I think that my reaction time to sudden unexpected events has also slowed way down as I age. Add that to the rest, and I can see why older people have more fatal accidents. This was all good information, Tom. Thanks for all these reminders and I did learn a few things. :-)

Stephen Hayes said...

A hassle yes, but that is a good savings.

Janette said...

I was shocked that my 85 yr old mother got her license renewed without a road test!
A refresher course, even a boring one, seems like a good idea.
It usually reminds me of all of the small things I forget---like who goes first at a four way stop!
It would be worth even more if I got a discount!

joared said...

Seems to me taking the written Cakif. State test and passing it adequately provides information necessary for safe driving and the add'l test you describe for a discount is a gimmick. They offer the test here, too. Recently I learned my rate will rise automatically if I stop working. That seems an inappropriate reason for increasing a rate to me.

Juhli said...

I too took the online course and hated the timed aspect but wanted the discount. If people are considering taking it to save money I suggest shopping around. I happened upon a summer discount and then later learned my library offered the in person class for free. Also, I learned the hard way to keep the certificate of completion as our insurance agent lost their record of mine one year before it expired and I didn't have it either!

Jeannine said...

Great article! Many good tips, but here is one from my over the road truck driving son: The most dangerous hours are 5:00 to 7:00 in the morning for sleepiness. And it does NOT matter how well rested the driver is. So, be careful folks at all times, but especially at those times. Either YOU or the OTHER GUY might be just a little too drowsy.

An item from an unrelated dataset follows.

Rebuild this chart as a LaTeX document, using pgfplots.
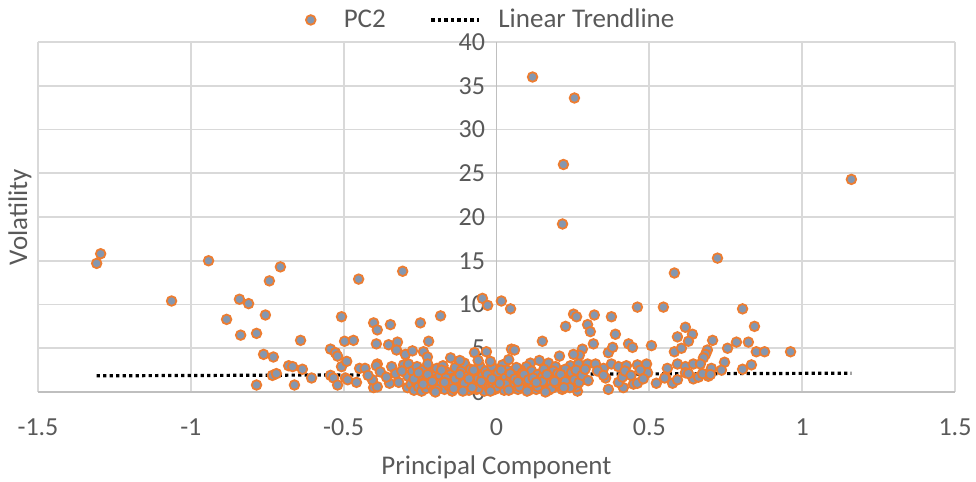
\documentclass[border=0pt]{standalone}
\usepackage{fontspec}
\setmainfont{Carlito}
\usepackage{pgfplots}
\pgfplotsset{compat=1.18}
\definecolor{txt}{HTML}{595959}
\definecolor{gridc}{HTML}{D9D9D9}
\definecolor{axc}{HTML}{BFBFBF}
\definecolor{mkfill}{HTML}{8497B0}
\definecolor{mkline}{HTML}{ED7D31}
\pgfplotsset{
  markleg/.style={legend image code/.code={\path[draw=none,fill=none] (0pt,-3pt) rectangle (24.5pt,3pt);\draw[mark repeat=2,mark phase=2,##1] plot coordinates {(0pt,0pt)(8pt,0pt)(16pt,0pt)};}},
  lineleg/.style={legend image code/.code={\path[draw=none,fill=none] (0pt,-1pt) rectangle (33.5pt,1pt);\draw[##1] (0pt,0pt) -- (24pt,0pt);}},
}
\begin{document}
\begin{tikzpicture}
\path[use as bounding box] (-19pt,-45pt) rectangle (469pt,196pt);
\begin{axis}[
  width=458.5pt, height=175pt, scale only axis,
  xmin=-1.5, xmax=1.5, ymin=0, ymax=40,
  xtick={-1.5,-1,...,1.5}, ytick={0,5,...,40},
  axis x line=bottom, axis y line=center,
  hide obscured y ticks=false, hide obscured x ticks=false,
  axis line style={-, draw=axc, line width=0.9pt},
  major tick length=0pt,
  grid=major, major grid style={draw=gridc, line width=0.9pt},
  /pgf/number format/assume math mode=true,
  /pgf/number format/fixed,
  tick label style={font=\fontsize{13}{15}\selectfont, text=txt},
  xticklabel style={anchor=base, inner sep=0pt, yshift=-21.5pt},
  yticklabel style={anchor=east, inner sep=0pt, xshift=-5.5pt},
  xlabel={Principal Component}, ylabel={Volatility},
  label style={font=\fontsize{13.5}{16}\selectfont, text=txt},
  xlabel style={at={(rel axis cs:0.5,0)}, anchor=base, inner sep=0pt, yshift=-41.5pt},
  ylabel style={at={(rel axis cs:0,0.5)}, rotate=90, anchor=south, inner sep=3pt},
  legend columns=2,
  legend style={at={(0.487,1.063)}, anchor=center, draw=none, fill=none,
    font=\fontsize{13.5}{16}\selectfont, text=txt,
    nodes={inner sep=0pt},
    /tikz/every odd column/.append style={column sep=0pt},
    /tikz/every even column/.append style={column sep=22pt}},
]
\addplot[only marks, mark=*, mark size=2.4pt,
  mark options={fill=mkfill, draw=mkline, line width=0.9pt}, markleg]
  table[row sep=crcr]{
-1.308 14.7\\ -1.295 15.8\\ -1.063 10.4\\ -0.942 15.0\\ -0.743 12.7\\
-0.841 10.6\\ -0.811 10.1\\ -0.883 8.3\\ -0.756 8.8\\ -0.837 6.5\\
-0.785 6.7\\ -0.762 4.3\\ -0.730 4.0\\ -0.785 0.8\\ -0.733 1.9\\
-0.720 2.1\\ -0.707 14.3\\ -0.680 3.0\\ -0.667 2.9\\ -0.661 0.8\\
-0.641 5.9\\ -0.635 2.6\\ -0.605 1.6\\ -0.543 4.9\\ -0.527 4.5\\
-0.520 4.1\\ -0.507 8.6\\ -0.497 5.8\\ -0.468 5.9\\ -0.451 12.9\\
-0.507 2.9\\ -0.490 3.5\\ -0.543 1.9\\ -0.533 1.6\\ -0.520 0.8\\
-0.494 1.6\\ -0.487 1.4\\ -0.458 1.1\\ -0.448 2.7\\ -0.430 2.7\\
-0.402 7.9\\ -0.390 7.1\\ -0.393 5.5\\ -0.390 3.2\\ -0.393 3.0\\
-0.402 0.5\\ -0.390 0.6\\ -0.406 1.4\\ -0.353 5.4\\ -0.347 7.7\\
-0.324 5.7\\ -0.327 4.8\\ -0.343 2.9\\ -0.350 1.0\\ -0.307 13.8\\
-0.298 4.3\\ -0.275 4.7\\ -0.304 3.1\\ -0.288 3.2\\ -0.291 0.5\\
-0.249 7.9\\ -0.239 4.6\\ -0.226 4.0\\ -0.222 5.8\\ -0.183 8.7\\
-0.150 3.9\\ -0.072 4.5\\ -0.033 4.6\\ -0.046 10.7\\ -0.029 9.9\\
0.016 10.4\\ 0.046 9.5\\ 0.049 4.9\\ 0.059 4.8\\ 0.150 5.8\\
0.226 7.5\\ 0.252 8.9\\ 0.262 8.6\\ 0.298 7.7\\ 0.307 6.9\\
0.320 8.8\\ 0.317 5.5\\ 0.376 8.6\\ 0.389 6.6\\ 0.366 4.5\\
0.380 5.1\\ 0.281 4.9\\ 0.271 4.2\\ 0.252 4.3\\ 0.206 4.1\\
0.432 5.5\\ 0.445 5.1\\ 0.461 9.7\\ 0.507 5.3\\ 0.546 9.7\\
0.366 0.3\\ 0.415 0.5\\ 0.448 0.9\\ 0.461 1.0\\ 0.523 1.0\\
0.357 1.6\\ 0.399 1.1\\ 0.412 1.7\\ 0.350 2.7\\ 0.376 3.2\\
0.399 2.9\\ 0.425 3.0\\ 0.461 3.1\\ 0.491 3.2\\ 0.494 2.2\\
0.170 3.3\\ 0.193 2.9\\ 0.242 3.0\\ 0.268 3.2\\ 0.298 3.2\\
0.324 3.2\\ 0.111 3.3\\ 0.098 2.9\\ 0.079 2.5\\ 0.265 0.1\\
0.262 0.6\\ 0.723 15.3\\ 0.582 13.6\\ 0.805 9.5\\ 0.618 7.4\\
0.844 7.5\\ 0.592 6.3\\ 0.641 6.6\\ 0.628 5.8\\ 0.707 5.9\\
0.785 5.7\\ 0.824 5.7\\ 0.756 5.0\\ 0.582 4.6\\ 0.605 5.0\\
0.690 4.8\\ 0.684 4.3\\ 0.677 3.9\\ 0.850 4.6\\ 0.877 4.6\\
0.962 4.6\\ 0.746 3.4\\ 0.703 2.7\\ 0.736 2.5\\ 0.805 2.6\\
0.834 3.1\\ 0.559 2.7\\ 0.592 3.2\\ 0.618 2.9\\ 0.644 3.2\\
0.667 3.2\\ 0.553 1.7\\ 0.576 1.0\\ 0.592 1.4\\ 0.644 1.5\\
0.661 1.7\\ 0.693 1.8\\ 0.618 2.2\\ 0.628 2.1\\ 0.674 2.1\\
0.700 2.0\\ 0.550 1.6\\ 0.118 36.0\\ 0.255 33.6\\ 0.219 26.0\\
1.161 24.3\\ 0.216 19.2\\
-0.290 1.8\\ -0.280 0.9\\ -0.275 2.4\\ -0.270 0.2\\ -0.265 1.3\\
-0.260 2.9\\ -0.255 0.6\\ -0.250 1.9\\ -0.245 0.1\\ -0.240 2.5\\
-0.235 1.1\\ -0.230 0.4\\ -0.225 3.2\\ -0.220 1.6\\ -0.215 0.8\\
-0.210 2.2\\ -0.205 0.2\\ -0.200 1.4\\ -0.195 2.7\\ -0.190 0.5\\
-0.185 1.9\\ -0.180 1.0\\ -0.175 3.0\\ -0.170 0.3\\ -0.165 2.3\\
-0.160 1.2\\ -0.155 0.7\\ -0.150 2.0\\ -0.145 0.1\\ -0.140 1.6\\
-0.135 2.8\\ -0.130 0.9\\ -0.125 1.4\\ -0.120 0.4\\ -0.115 2.4\\
-0.110 1.1\\ -0.105 3.3\\ -0.100 0.6\\ -0.095 1.8\\ -0.090 0.2\\
-0.085 2.6\\ -0.080 1.3\\ -0.075 0.8\\ -0.070 2.1\\ -0.065 0.3\\
-0.060 1.5\\ -0.055 3.0\\ -0.050 0.7\\ -0.045 1.9\\ -0.040 0.1\\
-0.035 2.4\\ -0.030 1.2\\ -0.025 0.5\\ -0.020 1.7\\ -0.015 2.9\\
-0.010 0.9\\ -0.005 0.3\\ 0.000 1.4\\ 0.005 2.2\\ 0.010 0.6\\
0.015 1.1\\ 0.020 3.1\\ 0.025 0.2\\ 0.030 1.7\\ 0.035 2.5\\
0.040 0.8\\ 0.045 1.3\\ 0.050 0.4\\ 0.055 2.0\\ 0.060 1.0\\
0.065 2.8\\ 0.070 0.3\\ 0.075 1.6\\ 0.080 0.9\\ 0.085 2.2\\
0.090 0.5\\ 0.095 1.3\\ 0.100 1.9\\ 0.105 0.2\\ 0.110 1.1\\
0.115 2.4\\ 0.120 0.7\\ 0.125 1.5\\ 0.130 0.3\\ 0.135 2.0\\
0.140 1.0\\ 0.145 0.5\\ 0.150 1.7\\ 0.155 2.6\\ 0.160 0.8\\
0.165 1.3\\ 0.170 0.2\\ 0.175 1.9\\ 0.180 1.1\\ 0.185 2.4\\
0.190 0.6\\ 0.195 1.5\\ 0.200 2.1\\ 0.205 0.9\\ 0.210 1.4\\
0.215 0.3\\ 0.220 1.8\\ 0.225 2.6\\ 0.230 1.0\\ 0.240 1.6\\
0.245 2.2\\ 0.250 0.8\\ 0.255 1.4\\ 0.260 2.5\\ 0.270 1.1\\
0.280 1.9\\ 0.290 2.6\\ 0.300 1.3\\
-0.270 1.5\\ -0.255 2.2\\ -0.240 0.9\\ -0.225 2.0\\ -0.210 1.2\\
-0.195 0.3\\ -0.180 2.5\\ -0.165 1.6\\ -0.150 0.9\\ -0.135 1.5\\
-0.120 2.0\\ -0.105 1.0\\ -0.090 1.5\\ -0.075 2.5\\ -0.060 0.4\\
-0.045 1.0\\ -0.030 2.0\\ -0.015 1.5\\ 0.000 0.5\\ 0.015 2.5\\
0.030 0.9\\ 0.045 2.1\\ 0.060 1.5\\ 0.075 0.6\\ 0.090 2.0\\
0.105 1.4\\ 0.120 1.6\\ 0.135 0.6\\ 0.150 1.2\\ 0.165 2.0\\
0.180 0.4\\ 0.195 1.0\\ 0.210 2.0\\ 0.225 1.2\\ 0.240 0.5\\
-0.200 0.0\\ -0.170 1.1\\ -0.140 0.4\\ -0.110 0.1\\ -0.080 0.5\\
-0.050 1.2\\ -0.020 0.1\\ 0.010 1.0\\ 0.040 0.2\\ 0.070 1.2\\
0.100 0.1\\ 0.130 1.1\\ 0.160 0.0\\ 0.190 1.2\\ 0.220 0.5\\
-0.120 3.6\\ -0.060 3.6\\ -0.020 3.5\\ 0.040 3.7\\ 0.140 3.6\\
-0.420 1.9\\ -0.380 2.3\\ -0.360 1.7\\ -0.330 2.1\\ -0.320 1.1\\
-0.310 2.4\\ 0.330 2.4\\ 0.350 1.9\\ 0.420 2.4\\ 0.440 1.9\\
0.470 2.5\\ 0.480 1.5\\
};
\addlegendentry{PC2}
\addplot[black, line width=1.6pt, dash pattern=on 1.6pt off 1.65pt, lineleg]
  table[row sep=crcr]{
-1.308 1.85\\
1.161 2.15\\
};
\addlegendentry{Linear Trendline}
\end{axis}
\end{tikzpicture}
\end{document}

Kathy @ SMART Living said...

Hi Tom! Thanks for the info? Is this discount only available through certain insurance policies or at a certain age? I've never heard of it before but I wouldn't mind saving 10%. I am definitely going to search around about this and see what I can come up with. And as for boring...I just had to complete my Broker License Renewal in Cali and talk about boring!!! ~Kathy

Tom Sightings said...

Joared, I agree it's a gimmick; but the discount adds up to almost $500 for me over 3 years, so worth the time. Jeannine -- Interesting point. Another good reason not to get up and out too early in the morning! And Kathy, I found out about it originally from my State Farm insurance agent; a number of sites offer the course, inclu. AARP. I'm in New York, which offers the discount; but I dunno abt. Calif. or anywhere else. Shouldn't be hard to find out though. Good luck!

Tabor said...

Good advice and maybe we have that here?